@Idontcare
Fair enough. Do you know if the jaguar cores are hand drawn?
Could they too see 15-30% gains from simply being redrawn by a automated program?
Does Intel do the same thing? how long have they had it if so?
if not, why not?
Considering that the Bobcat core was basically 100% done by synthesis (it wasn't really 100%, but it was a large portion), I expect Jaguar was as well. But I can't confirm that.
Synthesis isn't an "all or none" proposition. You can have a varying admixture of both synthesis and hand-layout circuits.
Don't know how much synthesis goes on in Intel's chips, but I recall they used synthesis in portions of the Prescott P4.
....but one of the big flaws as stated by certain engineers in the press about bulldozer was synthetic design?
That particular engineer had questionable expertise in both the areas of synthesis design as well as bulldozer itself, having left AMD many years before bulldozer was brought to market.
I think what people got there was an outdated but educated opinion on the state of things five years prior, which made it seem kinda like a compelling story (it was believable) but at the same time there were parts of it that just failed standard sanity checks (like the fact the chip clocked crazy high, not a hallmark of traditional synthesis which would suggest a "game changer" in synthesis had transpired in the creation of bulldozer itself).
Automated processes - because it was cheaper - not more effective.
Using more of that - seems dubious if you want to maximize whatever process your on?
Remember your
project management triangle.
Automated processes enable the scope and the schedule to do things that would not otherwise be feasible within the given cost envelope.
Had bulldozer (or bobcat) not heavily relied on synthesis for computer-determined circuit optimizations then the respective development schedules would have needed to be even lengthier or the scope (complexity and performance of the cores) would have had to have been dialed way back.
As enthusiasts it is easy to get the cart-before-the-horse with synthesis and see it as a way to turn out sub-par designs.
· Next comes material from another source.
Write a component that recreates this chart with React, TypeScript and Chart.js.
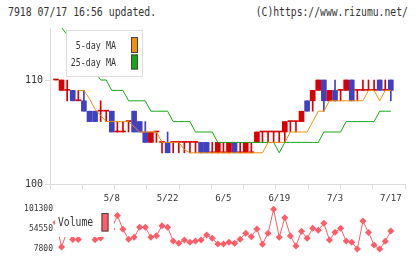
import React, { useEffect, useRef } from 'react';
import { Chart, registerables } from 'chart.js';

Chart.register(...registerables);

// ---- data ----
const dates = [
  '4/24', '4/25', '4/26', '4/29', '4/30', '5/1', '5/2', '5/3', '5/6', '5/7',
  '5/8', '5/9', '5/10', '5/13', '5/14', '5/15', '5/16', '5/17', '5/20', '5/21',
  '5/22', '5/23', '5/24', '5/27', '5/28', '5/29', '5/30', '5/31', '6/3', '6/4',
  '6/5', '6/6', '6/7', '6/10', '6/11', '6/12', '6/13', '6/14', '6/17', '6/18',
  '6/19', '6/20', '6/21', '6/24', '6/25', '6/26', '6/27', '6/28', '7/1', '7/2',
  '7/3', '7/4', '7/5', '7/8', '7/9', '7/10', '7/11', '7/12', '7/15', '7/16',
  '7/17',
];
const labelDates = ['5/8', '5/22', '6/5', '6/19', '7/3', '7/17'];

const opens = [
  110, 109, 109, 109, 108, 108, 107, 107, 107, 107,
  107, 105, 105, 106, 107, 106, 105, 104, 105, 104,
  104, 104, 104, 104, 104, 104, 104, 104, 103, 103,
  103, 103, 104, 103, 103, 103, 104, 105, 105, 105,
  105, 105, 106, 106, 106, 108, 108, 109, 110, 108,
  109, 109, 109, 110, 109, 109, 109, 109, 110, 109,
  110,
];
const highs = [
  110, 110, 110, 109, 109, 109, 107, 107, 108, 107,
  107, 106, 106, 106, 107, 106, 106, 105, 105, 104,
  105, 104, 104, 104, 104, 104, 104, 104, 104, 104,
  104, 104, 104, 104, 104, 104, 105, 105, 105, 105,
  105, 106, 106, 106, 107, 108, 109, 110, 110, 109,
  110, 109, 110, 110, 109, 110, 110, 110, 110, 110,
  110,
];
const lows = [
  110, 109, 108, 108, 108, 107, 106, 106, 106, 106,
  105, 105, 105, 105, 105, 105, 104, 104, 104, 103,
  103, 103, 103, 103, 103, 103, 103, 103, 103, 103,
  103, 103, 103, 103, 103, 103, 104, 104, 104, 104,
  104, 104, 105, 105, 106, 107, 107, 109, 107, 108,
  108, 108, 109, 108, 108, 109, 109, 109, 109, 109,
  108,
];
const closes = [
  110, 110, 109, 108, 108, 107, 106, 106, 107, 107,
  105, 105, 105, 106, 105, 105, 104, 105, 105, 104,
  103, 104, 104, 104, 104, 104, 103, 103, 103, 104,
  103, 104, 103, 103, 104, 103, 105, 105, 105, 105,
  105, 106, 106, 106, 107, 107, 109, 110, 108, 109,
  108, 109, 110, 108, 109, 109, 109, 109, 109, 109,
  109,
];
const ma5 = [
  null, null, null, null, 109, 109, 108.2, 107.2, 106.6, 106,
  106, 106, 106, 106, 105.5, 105, 105, 105, 105, 104,
  104, 104, 104, 103.3, 103, 103, 103, 103, 103, 103,
  103, 103, 103, 103, 103, 103, 103, 103, 104, 104,
  104, 104, 105, 105, 105, 105, 106, 107, 107, 108,
  108, 108, 108, 108, 108, 108, 109, 109, 108, 109,
  109,
];
const ma25 = [
  115.75, 115.04, 114.33, 113.6, 113, 112.3, 111.6, 110.8, 110, 110,
  109, 109, 109, 108, 108, 108, 108, 107, 107, 107,
  107, 106, 106, 106, 106, 105, 105, 105, 105, 104,
  104, 104, 104, 104, 104, 104, 104, 104, 104, 104,
  103, 104, 104, 104, 104, 104, 104, 104, 105, 105,
  105, 105, 106, 106, 106, 106, 106, 106, 107, 107,
  107,
];
const volumes = [
  70000, 12500, 50000, 30000, 30000, 60000, 55000, 29500, 33500, 60000,
  54550, 86100, 53850, 30500, 35150, 58500, 58500, 35150, 38900, 62300,
  58500, 26500, 21100, 28800, 23500, 26500, 28800, 40500, 32800, 19500,
  19500, 23500, 21100, 30700, 44500, 36600, 54550, 19000, 44500, 101000,
  35150, 81000, 38200, 14800, 49200, 32800, 56200, 51500, 67900, 28800,
  46800, 56200, 26500, 23500, 7800, 73200, 46400, 17150, 7800, 25800,
  49900,
];
const priceTicks = [100, 110];
const volumeTicks = [7800, 54550, 101300];

// ---- styles ----
const RED = '#d80000';
const BLUE = '#4040c0';
const ORANGE = '#f0900c';
const GREEN = '#14a814';
const VOL = '#ff5c68';
const AXIS = '#dcdcdc';
const TEXT = '#333333';
const MONO = '"DejaVu Sans Mono", monospace';

const X_MIN = -1.075;
const X_MAX = 62.54;
const VX_MIN = -0.5376;

const candleColor = (i: number) => (closes[i] < opens[i] ? BLUE : RED);

type LegendItem = { label: string; color: string; tx: number; ty: number; align: CanvasTextAlign; bx: number; by: number; bw: number; bh: number };

function legendPlugin(id: string, box: { x: number; y: number; w: number; h: number; border: string | null }, items: LegendItem[], fontPx: number, scaleX: number) {
  return {
    id,
    afterDatasetsDraw(chart: any) {
      const ctx = chart.ctx as CanvasRenderingContext2D;
      ctx.save();
      ctx.fillStyle = '#ffffff';
      ctx.fillRect(box.x, box.y, box.w, box.h);
      if (box.border) {
        ctx.strokeStyle = box.border;
        ctx.lineWidth = 1;
        ctx.strokeRect(box.x + 0.5, box.y + 0.5, box.w - 1, box.h - 1);
      }
      for (const it of items) {
        ctx.fillStyle = it.color;
        ctx.fillRect(it.bx, it.by, it.bw, it.bh);
        ctx.strokeStyle = '#444444';
        ctx.lineWidth = 1;
        ctx.strokeRect(it.bx + 0.5, it.by + 0.5, it.bw - 1, it.bh - 1);
        ctx.save();
        ctx.font = `${fontPx}px ${MONO}`;
        ctx.fillStyle = TEXT;
        ctx.textBaseline = 'middle';
        ctx.textAlign = it.align;
        ctx.translate(it.tx, it.ty);
        ctx.scale(scaleX, 1);
        ctx.fillText(it.label, 0, 0);
        ctx.restore();
      }
      ctx.restore();
    },
  };
}

function MainChart() {
  const ref = useRef<HTMLCanvasElement>(null);
  useEffect(() => {
    const idx = dates.map((_, i) => i);
    const chart = new Chart(ref.current!, {
      type: 'bar',
      data: {
        datasets: [
          {
            type: 'line',
            label: '5-day MA',
            data: idx.map((i) => ({ x: i, y: ma5[i] })) as any,
            borderColor: ORANGE,
            borderWidth: 1,
            pointRadius: 0,
            tension: 0,
            order: 0,
          },
          {
            type: 'line',
            label: '25-day MA',
            data: idx.map((i) => ({ x: i, y: ma25[i] })) as any,
            borderColor: GREEN,
            borderWidth: 1,
            pointRadius: 0,
            tension: 0,
            order: 1,
          },
          {
            type: 'bar',
            label: 'body',
            data: idx.map((i) => ({ x: i, y: [opens[i], closes[i]] })) as any,
            backgroundColor: idx.map(candleColor),
            barThickness: 5,
            minBarLength: 1,
            grouped: false,
            order: 2,
          },
          {
            type: 'bar',
            label: 'wick',
            data: idx.map((i) => ({ x: i, y: [lows[i], highs[i]] })) as any,
            backgroundColor: idx.map(candleColor),
            barThickness: 1,
            grouped: false,
            order: 3,
          },
        ],
      },
      options: {
        animation: false,
        responsive: false,
        events: [],
        layout: { padding: { top: 5, right: 15, bottom: 5, left: 0 } },
        plugins: { legend: { display: false }, tooltip: { enabled: false } },
        scales: {
          x: {
            type: 'linear',
            min: X_MIN,
            max: X_MAX,
            offset: false,
            position: 'bottom',
            grid: { drawOnChartArea: false, color: AXIS, tickLength: 5, offset: false },
            border: { color: AXIS },
            ticks: { display: false },
            afterBuildTicks: (s: any) => {
              const t = [];
              for (let k = 0; k <= 11; k++) t.push({ value: X_MIN + (k * (X_MAX - X_MIN)) / 11 });
              s.ticks = t;
            },
            afterFit: (s: any) => {
              s.height = 5;
            },
          },
          x2: {
            type: 'linear',
            min: X_MIN,
            max: X_MAX,
            offset: false,
            position: 'bottom',
            grid: { display: false, drawTicks: false, offset: false },
            border: { display: false },
            ticks: {
              color: TEXT,
              font: { family: MONO, size: 9 },
              padding: 4,
              maxRotation: 0,
              autoSkip: false,
              callback: (v: any) => dates[v] ?? '',
            },
            afterBuildTicks: (s: any) => {
              s.ticks = labelDates.map((d) => ({ value: dates.indexOf(d) }));
            },
            afterFit: (s: any) => {
              s.height = 16;
            },
          },
          y: {
            type: 'linear',
            min: 100,
            max: 115,
            grid: { drawOnChartArea: false, color: AXIS, tickLength: 5 },
            border: { color: AXIS },
            ticks: {
              color: TEXT,
              font: { family: MONO, size: 10 },
              padding: 2,
              callback: (v: any) => String(v),
            },
            afterBuildTicks: (s: any) => {
              s.ticks = priceTicks.map((v) => ({ value: v }));
            },
            afterFit: (s: any) => {
              s.width = 50;
            },
          },
        },
      },
      plugins: [
        legendPlugin(
          'mainLegend',
          { x: 66, y: 10, w: 77, h: 47, border: '#dddddd' },
          [
            { label: '5-day MA', color: ORANGE, tx: 116, ty: 26, align: 'right', bx: 131, by: 17, bw: 7, bh: 16 },
            { label: '25-day MA', color: GREEN, tx: 116, ty: 43.5, align: 'right', bx: 131, by: 34.5, bw: 7, bh: 15 },
          ],
          11,
          0.76,
        ),
      ],
    } as any);
    return () => chart.destroy();
  }, []);
  return <canvas ref={ref} width={420} height={190} style={{ position: 'absolute', left: 0, top: 20, width: 420, height: 190 }} />;
}

function VolumeChart() {
  const ref = useRef<HTMLCanvasElement>(null);
  useEffect(() => {
    const idx = dates.map((_, i) => i);
    const chart = new Chart(ref.current!, {
      type: 'line',
      data: {
        datasets: [
          {
            label: 'Volume',
            data: idx.map((i) => ({ x: i, y: volumes[i] })) as any,
            borderColor: VOL,
            backgroundColor: VOL,
            borderWidth: 1,
            pointStyle: 'rectRot',
            pointRadius: 3.5,
            pointBorderWidth: 0,
            pointBackgroundColor: VOL,
            tension: 0,
            clip: 6,
          },
        ],
      },
      options: {
        animation: false,
        responsive: false,
        events: [],
        layout: { padding: { top: 9, right: 15, bottom: 10, left: 0 } },
        plugins: { legend: { display: false }, tooltip: { enabled: false } },
        scales: {
          x: { type: 'linear', min: VX_MIN, max: X_MAX, offset: false, display: false },
          y: {
            type: 'linear',
            min: 7800,
            max: 101300,
            grid: { display: false, drawTicks: false },
            border: { display: false },
            ticks: {
              color: TEXT,
              font: { family: MONO, size: 8 },
              padding: 0,
              callback: (v: any) => String(v),
            },
            afterBuildTicks: (s: any) => {
              s.ticks = volumeTicks.map((v) => ({ value: v }));
            },
            afterFit: (s: any) => {
              s.width = 53;
            },
          },
        },
      },
      plugins: [
        legendPlugin(
          'volLegend',
          { x: 55, y: 10, w: 59, h: 27, border: null },
          [{ label: 'Volume', color: VOL, tx: 58, ty: 22.5, align: 'left', bx: 101.5, by: 13, bw: 7, bh: 18.5 }],
          12,
          0.81,
        ),
      ],
    } as any);
    return () => chart.destroy();
  }, []);
  return <canvas ref={ref} width={420} height={59} style={{ position: 'absolute', left: 0, top: 200, width: 420, height: 59 }} />;
}

export default function App() {
  return (
    <div style={{ position: 'absolute', left: 0, top: 0, width: 420, height: 259, background: '#ffffff', overflow: 'hidden' }}>
      <div
        style={{
          position: 'absolute',
          left: 8,
          top: 5,
          font: `12px ${MONO}`,
          color: TEXT,
          whiteSpace: 'nowrap',
          transform: 'scaleX(0.82)',
          transformOrigin: 'left top',
        }}
      >
        7918 07/17 16:56 updated.
      </div>
      <div
        style={{
          position: 'absolute',
          right: 12,
          top: 5,
          font: `12px ${MONO}`,
          color: TEXT,
          whiteSpace: 'nowrap',
          transform: 'scaleX(0.81)',
          transformOrigin: 'right top',
        }}
      >
        (C)https://www.rizumu.net/
      </div>
      <MainChart />
      <VolumeChart />
    </div>
  );
}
But it really is the opposite, it is an enabler. Were it not for synthesis the designs would have been even more sub-par.
We only think of the existing synthesis designs as being sub-par because (1) self-proclaimed experts tell us to, and (2) we forget that not everyone gets to have Intel-like R&D budgets.
The trivial solution is the one in which we define the optimal product sans all fiscal restrictions during development. "Bulldozer would have been teh awesome if only it had been 100% hand-designed!"
Yawn, not interesting. AMD didn't have another billion dollars to throw at bulldozer's development. And if they didn't reach for synthesis to get the job done then the final product would have been even more derpdozerish.
In a practical world, in a budget-constrained and time-constrained world, synthesis enables the scope of your project to reach degrees of complexity that would not otherwise be attainable if you limited your design team to hand-design methods of the 90's.
Everybody must evolve in how they do their job, synthesis is the future.